Мастера Возрождения вступали в отношения с князьями на основании сопоставимости масштабов, а не карьерной надобности. Но практика XVII века поставила ремесло выше этики творчества: Пармиджанино и Гвидо Рени, Понтормо и Карраччи, Филипп Шампань и даже великие Рембрандт и Веласкес часто работали на заказ. Порой их заказчиками выступали люди ничтожные. Вообразить Леонардо, написавшего пять раз подряд Филиппа IV Испанского и шесть раз инфанту Маргариту, невозможно; а вот Веласкес написал – и не пять раз, а сто.
Средневековые мастера и гении Возрождения ставили предельные вопросы веры и бытия, в XVII веке художник зачастую играл роль хрониста при алчных политиках. Знаменитым живописцам поручали рисовать карты военных действий, передвижения войск. Отныне искусство передоверило главные вопросы военачальникам и королям, а себе оставило жизнь рядовых. Амбиции политиков разрослись, претензии художников стали скромнее. Переустройства мира, как того хотел Микеланджело, никто не замышлял, предпочли декоративные функции. Отныне истинное лицо художник открывал в домашней работе, а монументальные, на заказ написанные сюжеты были ходульными. Помимо прочего, искусство XVII века выполняло функцию документального кинематографа: как и современная документалистика, описания баталий и встреч в верхах были фальшивыми. Спасаясь от политической конъюнктуры, искусство стало жанровым, скрылось в частную среду обитания. В XVII веке мы узнали предметный мир так, как не знали во времена Средневековья. Прежде вещь в искусстве имела символическое значение: книга в руке у святого, лилия – у Богоматери. Отныне тихая жизнь предметов стала представлять культуру столь же полномочно, как подвиг и вера. Интимное стало убежищем правдивого высказывания, на первом плане оказалось чиновное, политическое.

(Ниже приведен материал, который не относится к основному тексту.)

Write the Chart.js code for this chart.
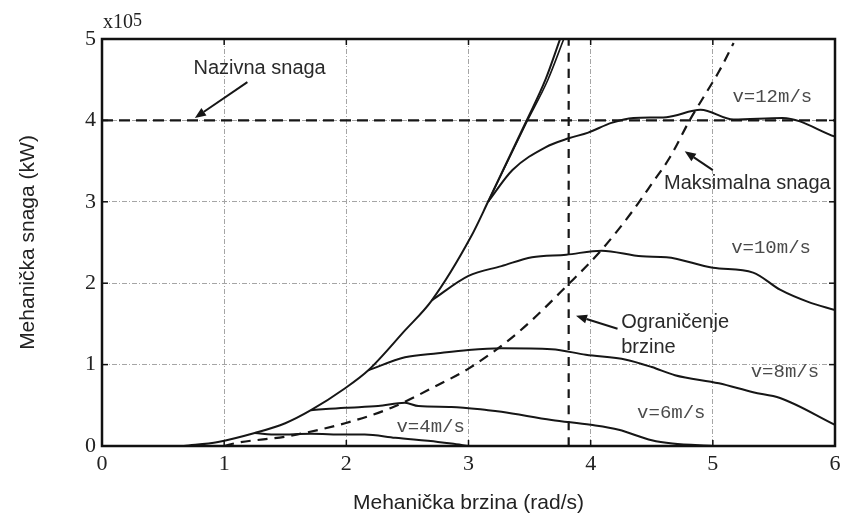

Искусство изменилось – в точности как военное дело. Во времена Возрождения и Средневековья битвы распадались на отдельные поединки, а эстетика определялась взглядами кружков или университетов; существовали дворы Медичи, д’Эсте, Гонзага, Карла Смелого. Но Тридцатилетняя война оперирует количественными факторами, голландской тактикой батальонов, огневой мощью шведской пехоты. Количество копейщиков сократилось, единоборств нет, армии полагались на ядра, а искусство стало имперским.
Мы можем ссылаться на античную эстетику и восхищаться Ренессансом, но наше представление о творчестве и роли художника сформировано практикой XVII века.
Прямые родители современного искусства – это не Пракситель и не Микеланджело, но Веласкес, Рубенс и Караваджо. Существует слишком много определений их творчества – возникла терминологическая путаница. Формально искусство XVII века распадается на маньеризм, барокко и реализм, но показать пальцем, где что – затруднительно.